Scotiabank estimates the lingering doubts would shave 0.2 percentage points off Canada’s potential GDP, while the bank projects the country would still see modest economic growth of 2.3 per cent on the year.
The timing question is increasingly relevant.
With serious negotiating on the hardest issues just barely begun and national elections in Mexico and the U.S. later this year, conversations are turning to what might happen when the current schedule of talks concludes in March.
One scenario involves the talks slowing down, then picking up again after the American congressional elections and after a new Mexican president has taken office in December, setting the stage for a final push for a deal in 2019.

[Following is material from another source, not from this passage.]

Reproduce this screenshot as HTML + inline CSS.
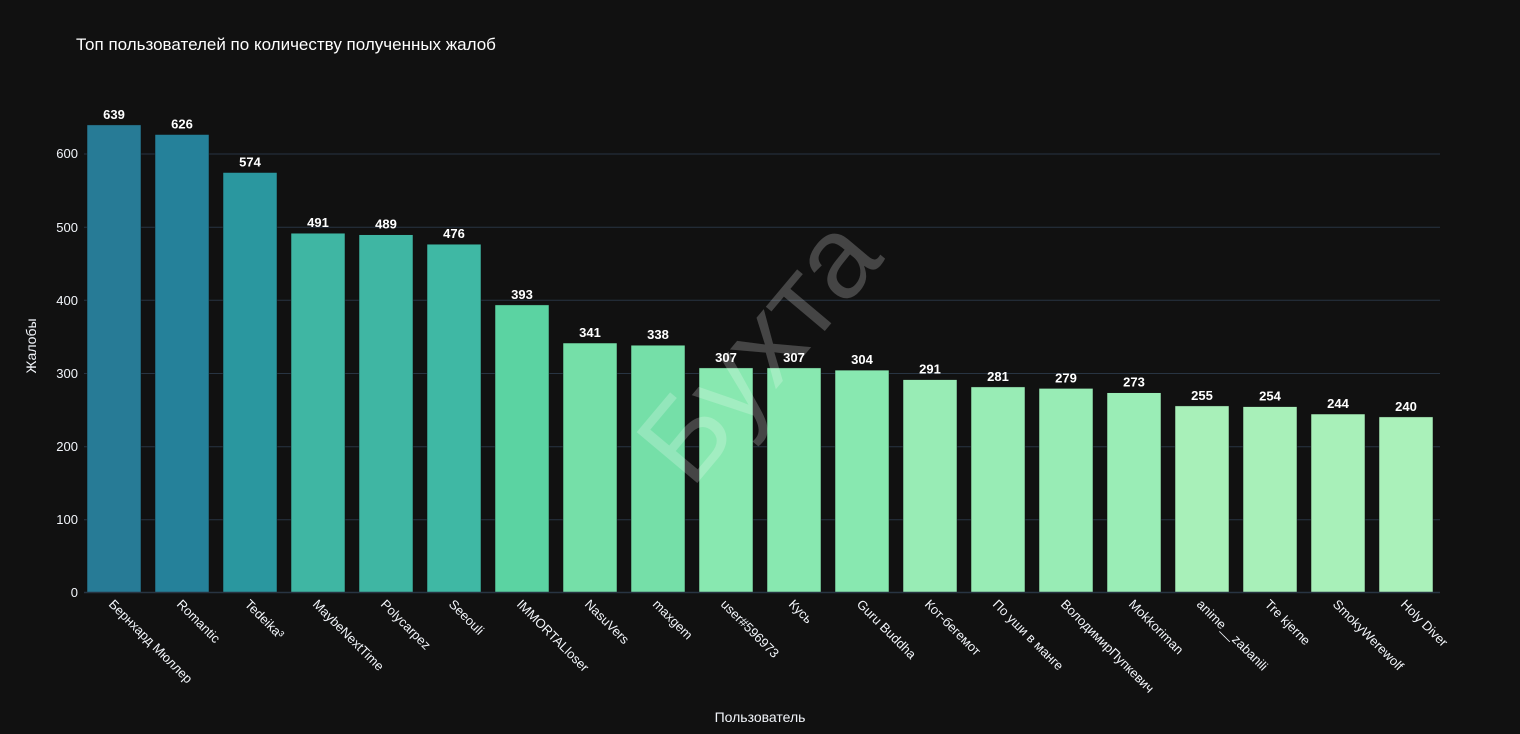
<!DOCTYPE html>
<html><head><meta charset="utf-8"><style>
html,body{margin:0;padding:0;background:#111111;}
svg{display:block;font-family:"Liberation Sans","DejaVu Sans",sans-serif;}
</style></head><body>
<svg width="1520" height="734" viewBox="0 0 1520 734" xmlns="http://www.w3.org/2000/svg">
<rect width="1520" height="734" fill="#111111"/>
<text x="76" y="50" fill="#ffffff" font-size="17">Топ пользователей по количеству полученных жалоб</text>
<g stroke="#283442" stroke-width="1">
<line x1="84" x2="1440" y1="519.8" y2="519.8"/>
<line x1="84" x2="1440" y1="446.7" y2="446.7"/>
<line x1="84" x2="1440" y1="373.5" y2="373.5"/>
<line x1="84" x2="1440" y1="300.3" y2="300.3"/>
<line x1="84" x2="1440" y1="227.2" y2="227.2"/>
<line x1="84" x2="1440" y1="154" y2="154"/>
</g>
<g fill="#f2f5fa" font-size="13" text-anchor="end">
<text x="78" y="597">0</text>
<text x="78" y="524">100</text>
<text x="78" y="451">200</text>
<text x="78" y="378">300</text>
<text x="78" y="305">400</text>
<text x="78" y="232">500</text>
<text x="78" y="158">600</text>
</g>
<text transform="translate(36,346) rotate(-90)" fill="#f2f5fa" font-size="14" text-anchor="middle">Жалобы</text>
<text x="760" y="722" fill="#f2f5fa" font-size="14" text-anchor="middle">Пользователь</text>
<g stroke="#111" stroke-width="0.5">
<rect x="87" y="124.9" width="54" height="467.6" fill="#277b96"/>
<rect x="155" y="134.5" width="54" height="458.0" fill="#25819a"/>
<rect x="223" y="172.5" width="54" height="420.0" fill="#2a979f"/>
<rect x="291" y="233.2" width="54" height="359.3" fill="#3fb6a3"/>
<rect x="359" y="234.7" width="54" height="357.8" fill="#3fb6a3"/>
<rect x="427" y="244.2" width="54" height="348.3" fill="#3fb8a4"/>
<rect x="495" y="304.9" width="54" height="287.6" fill="#5bd3a2"/>
<rect x="563" y="343.0" width="54" height="249.5" fill="#75dfa8"/>
<rect x="631" y="345.2" width="54" height="247.3" fill="#75dfa8"/>
<rect x="699" y="367.9" width="54" height="224.6" fill="#88e8b0"/>
<rect x="767" y="367.9" width="54" height="224.6" fill="#88e8b0"/>
<rect x="835" y="370.1" width="54" height="222.4" fill="#88e8b0"/>
<rect x="903" y="379.6" width="54" height="212.9" fill="#98ecb5"/>
<rect x="971" y="386.9" width="54" height="205.6" fill="#98ecb5"/>
<rect x="1039" y="388.4" width="54" height="204.1" fill="#98ecb5"/>
<rect x="1107" y="392.7" width="54" height="199.8" fill="#9aedb6"/>
<rect x="1175" y="405.9" width="54" height="186.6" fill="#a8f0b9"/>
<rect x="1243" y="406.6" width="54" height="185.9" fill="#a8f0b9"/>
<rect x="1311" y="414.0" width="54" height="178.5" fill="#a8f0b9"/>
<rect x="1379" y="416.9" width="54" height="175.6" fill="#aaf1ba"/>
</g>
<g fill="#ffffff" font-size="13" font-weight="bold" text-anchor="middle">
<text x="114" y="118.9">639</text>
<text x="182" y="128.5">626</text>
<text x="250" y="166.5">574</text>
<text x="318" y="227.2">491</text>
<text x="386" y="228.7">489</text>
<text x="454" y="238.2">476</text>
<text x="522" y="298.9">393</text>
<text x="590" y="337.0">341</text>
<text x="658" y="339.2">338</text>
<text x="726" y="361.9">307</text>
<text x="794" y="361.9">307</text>
<text x="862" y="364.1">304</text>
<text x="930" y="373.6">291</text>
<text x="998" y="380.9">281</text>
<text x="1066" y="382.4">279</text>
<text x="1134" y="386.7">273</text>
<text x="1202" y="399.9">255</text>
<text x="1270" y="400.6">254</text>
<text x="1338" y="408.0">244</text>
<text x="1406" y="410.9">240</text>
</g>
<g fill="#f2f5fa" font-size="13">
<text transform="translate(108,605) rotate(45)">Бернхард Мюллер</text>
<text transform="translate(176,605) rotate(45)">Romantic</text>
<text transform="translate(244,605) rotate(45)">Tedeika³</text>
<text transform="translate(312,605) rotate(45)">MaybeNextTime</text>
<text transform="translate(380,605) rotate(45)">Polycarpez</text>
<text transform="translate(448,605) rotate(45)">Seeouli</text>
<text transform="translate(516,605) rotate(45)">IMMORTALloser</text>
<text transform="translate(584,605) rotate(45)">NasuVers</text>
<text transform="translate(652,605) rotate(45)">maxgem</text>
<text transform="translate(720,605) rotate(45)">user#596973</text>
<text transform="translate(788,605) rotate(45)">Кусь</text>
<text transform="translate(856,605) rotate(45)">Guru Buddha</text>
<text transform="translate(924,605) rotate(45)">Кот-бегемот</text>
<text transform="translate(992,605) rotate(45)">По уши в манге</text>
<text transform="translate(1060,605) rotate(45)">ВолодимирПупкевич</text>
<text transform="translate(1128,605) rotate(45)">Mokkoriman</text>
<text transform="translate(1196,605) rotate(45)">anime__zabanili</text>
<text transform="translate(1264,605) rotate(45)">Tre kjerne</text>
<text transform="translate(1332,605) rotate(45)">SmokyWerewolf</text>
<text transform="translate(1400,605) rotate(45)">Holy Diver</text>
</g>
<line x1="84" x2="1440" y1="592.5" y2="592.5" stroke="#283442" stroke-width="1.5"/>
<text transform="translate(765,355) rotate(-50)" fill="#ffffff" fill-opacity="0.22" font-size="115" text-anchor="middle" dominant-baseline="middle">Бухта</text>
</svg>
</body></html>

“The ongoing efforts to ‘renegotiate and modernize’ NAFTA look set to extend beyond the current end-March 2018 deadline,” said the Scotiabank forecast.
“Difficult issues remain unsettled and the remainder of 2018 features a packed political calendar that could delay further talks.”
The forecast says the U.S. will not experience any significant investment chill. But it says the lack of clarity could be felt more in Canada and in Mexico.
It echoes similar findings from the Bank of Canada.
In its recent Monetary Policy Report, the central bank detected a slight slowdown in foreign companies’ building operations in Canada. It said the trend has been going on since 2016 and projected it would continue through 2019.
“(This investment) has declined since mid-2016, especially from Europe but also from the United States,” said the report.